Do not repeat pictures. Repeat exactly the lines of the listing below from its first line through the line with "julia_256k = [119.5, 62.5, 38.4, 23.6, 48.7, 179.6]".

=== Provided material ===

▬▬▬▬▬▬▬▬▬▬

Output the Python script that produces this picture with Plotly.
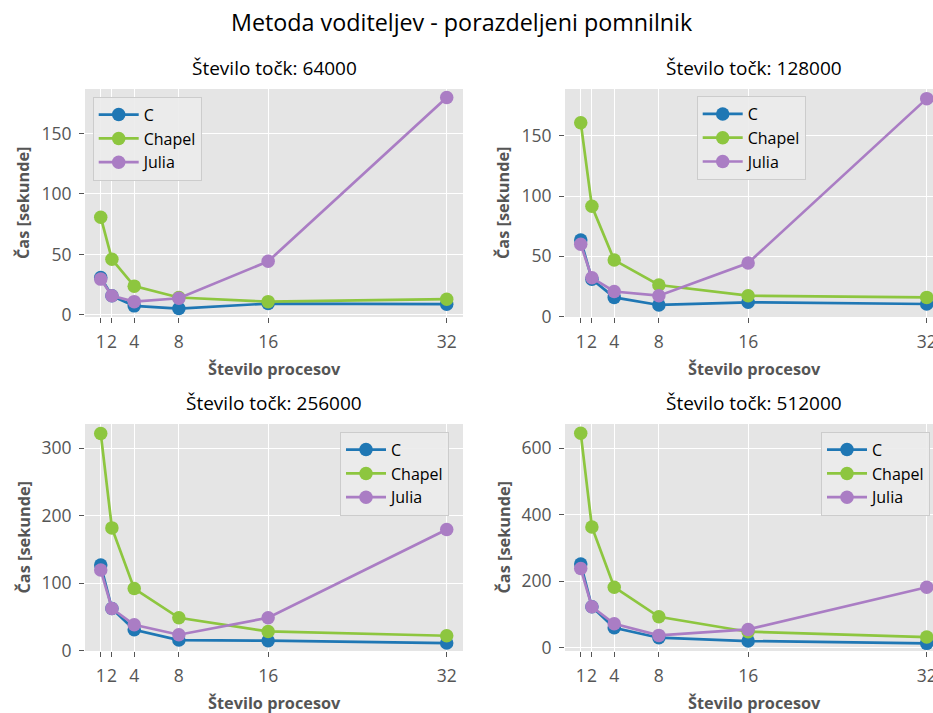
import plotly.graph_objects as go

W, H = 933, 713

procs = [1, 2, 4, 8, 16, 32]
series_names = ["C", "Chapel", "Julia"]
colors = ["#1f77b4", "#8dc63f", "#aa7dc4"]

panel_titles = ["Število točk: 64000", "Število točk: 128000",
                "Število točk: 256000", "Število točk: 512000"]

c_64k = [31, 15.8, 7.5, 5.3, 9.4, 8.9]
chapel_64k = [80.8, 46, 23.8, 14.4, 11, 13]
julia_64k = [29.6, 15.8, 11, 13.8, 44.3, 179.6]

c_128k = [63.4, 30.8, 15.8, 9.5, 11.7, 10.3]
chapel_128k = [161, 91.5, 46.8, 26.1, 17.2, 15.8]
julia_128k = [59.9, 32.1, 20.7, 17.2, 44.4, 181]

c_256k = [126.9, 62.5, 31, 15.7, 14.8, 11.3]
chapel_256k = [322, 182, 92, 48.7, 28.5, 22.1]
julia_256k = [119.5, 62.5, 38.4, 23.6, 48.7, 179.6]

c_512k = [252, 123, 60, 30, 20, 13]
chapel_512k = [645, 363, 182, 93, 48, 32]
julia_512k = [238, 123, 72, 37, 55, 182]

panels = [
    [c_64k, chapel_64k, julia_64k],
    [c_128k, chapel_128k, julia_128k],
    [c_256k, chapel_256k, julia_256k],
    [c_512k, chapel_512k, julia_512k],
]

y_ticks = [[0, 50, 100, 150], [0, 50, 100, 150],
           [0, 100, 200, 300], [0, 200, 400, 600]]
y_ranges = [[-1.7, 186.7], [-0.5, 189], [-0.5, 336], [-10, 673]]

# pixel boxes (left, right, top, bottom)
boxes = [(85, 463, 89, 317), (565, 933, 89, 317),
         (85, 463, 424, 651), (565, 933, 424, 651)]
x_px_per_unit = 378 / 33.87
x_left = -0.41

FONT = "Open Sans"
GRAY = "#555555"

fig = go.Figure()
layout = dict(
    width=W, height=H,
    margin=dict(l=0, r=0, t=0, b=0, autoexpand=False),
    paper_bgcolor="white",
    plot_bgcolor="#E5E5E5",
    font=dict(family=FONT, color=GRAY),
    annotations=[],
)

legend_pos = [(92.7, 96.7), (696.7, 96), (340, 431.7), (821, 431.7)]

for i in range(4):
    l, r, t, b = boxes[i]
    suffix = "" if i == 0 else str(i + 1)
    xa, ya = "x" + suffix, "y" + suffix
    leg = "legend" + suffix
    for k in range(3):
        fig.add_trace(go.Scatter(
            x=procs, y=panels[i][k], name=series_names[k],
            mode="lines+markers",
            line=dict(color=colors[k], width=2.7),
            marker=dict(color=colors[k], size=13.5),
            xaxis=xa, yaxis=ya, legend=leg, cliponaxis=False,
        ))
    x1 = x_left + (r - l) / x_px_per_unit
    layout["xaxis" + suffix] = dict(
        domain=[l / W, r / W], anchor=ya, range=[x_left, x1],
        tickvals=procs, ticktext=[str(p) for p in procs], tickangle=0,
        ticks="outside", ticklen=5, tickwidth=1.2, tickcolor=GRAY,
        showgrid=True, gridcolor="white", gridwidth=1.4,
        zeroline=False, showline=False, ticklabeloverflow="allow",
        ticklabelstandoff=4,
        tickfont=dict(family=FONT, size=17.5, color=GRAY),
    )
    layout["yaxis" + suffix] = dict(
        domain=[1 - b / H, 1 - t / H], anchor=xa, range=y_ranges[i],
        tickvals=y_ticks[i],
        ticks="outside", ticklen=5, tickwidth=1.2, tickcolor=GRAY,
        showgrid=True, gridcolor="white", gridwidth=1.4,
        zeroline=False, showline=False, ticklabelstandoff=4,
        tickfont=dict(family=FONT, size=17.5, color=GRAY),
    )
    lx, ly = legend_pos[i]
    layout[leg] = dict(
        x=lx / W, y=1 - ly / H, xanchor="left", yanchor="top",
        xref="paper", yref="paper",
        bgcolor="rgba(235,235,235,0.9)", bordercolor="#cccccc", borderwidth=1,
        font=dict(family=FONT, size=16, color="black"),
        itemwidth=40,
    )
    cx = (l + (l + 378)) / 2
    cy = (t + b) / 2
    # subplot title
    layout["annotations"].append(dict(
        text=panel_titles[i], x=cx / W, y=1 - (t - 21) / H,
        xref="paper", yref="paper", showarrow=False,
        xanchor="center", yanchor="middle",
        font=dict(family=FONT, size=19, color="black")))
    # x axis title
    layout["annotations"].append(dict(
        text="<b>Število procesov</b>", x=cx / W, y=1 - (b + 52) / H,
        xref="paper", yref="paper", showarrow=False,
        xanchor="center", yanchor="middle",
        font=dict(family=FONT, size=16.3, color=GRAY)))
    # y axis title
    layout["annotations"].append(dict(
        text="<b>Čas [sekunde]</b>", x=(l - 62) / W, y=1 - cy / H,
        xref="paper", yref="paper", showarrow=False, textangle=-90,
        xanchor="center", yanchor="middle",
        font=dict(family=FONT, size=16.3, color=GRAY)))

layout["annotations"].append(dict(
    text="Metoda voditeljev - porazdeljeni pomnilnik", x=462 / W, y=1 - 22 / H,
    xref="paper", yref="paper", showarrow=False,
    xanchor="center", yanchor="middle",
    font=dict(family=FONT, size=23.3, color="black")))

fig.update_layout(**layout)
fig.write_html("out.html", config={"displayModeBar": False},
               post_script="document.body.style.margin='0';document.body.style.overflow='hidden';")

▬▬▬▬▬▬▬▬▬▬

=== Solution to the problem ===
Output the Python script that produces this picture with Plotly.
import plotly.graph_objects as go

W, H = 933, 713

procs = [1, 2, 4, 8, 16, 32]
series_names = ["C", "Chapel", "Julia"]
colors = ["#1f77b4", "#8dc63f", "#aa7dc4"]

panel_titles = ["Število točk: 64000", "Število točk: 128000",
                "Število točk: 256000", "Število točk: 512000"]

c_64k = [31, 15.8, 7.5, 5.3, 9.4, 8.9]
chapel_64k = [80.8, 46, 23.8, 14.4, 11, 13]
julia_64k = [29.6, 15.8, 11, 13.8, 44.3, 179.6]

c_128k = [63.4, 30.8, 15.8, 9.5, 11.7, 10.3]
chapel_128k = [161, 91.5, 46.8, 26.1, 17.2, 15.8]
julia_128k = [59.9, 32.1, 20.7, 17.2, 44.4, 181]

c_256k = [126.9, 62.5, 31, 15.7, 14.8, 11.3]
chapel_256k = [322, 182, 92, 48.7, 28.5, 22.1]
julia_256k = [119.5, 62.5, 38.4, 23.6, 48.7, 179.6]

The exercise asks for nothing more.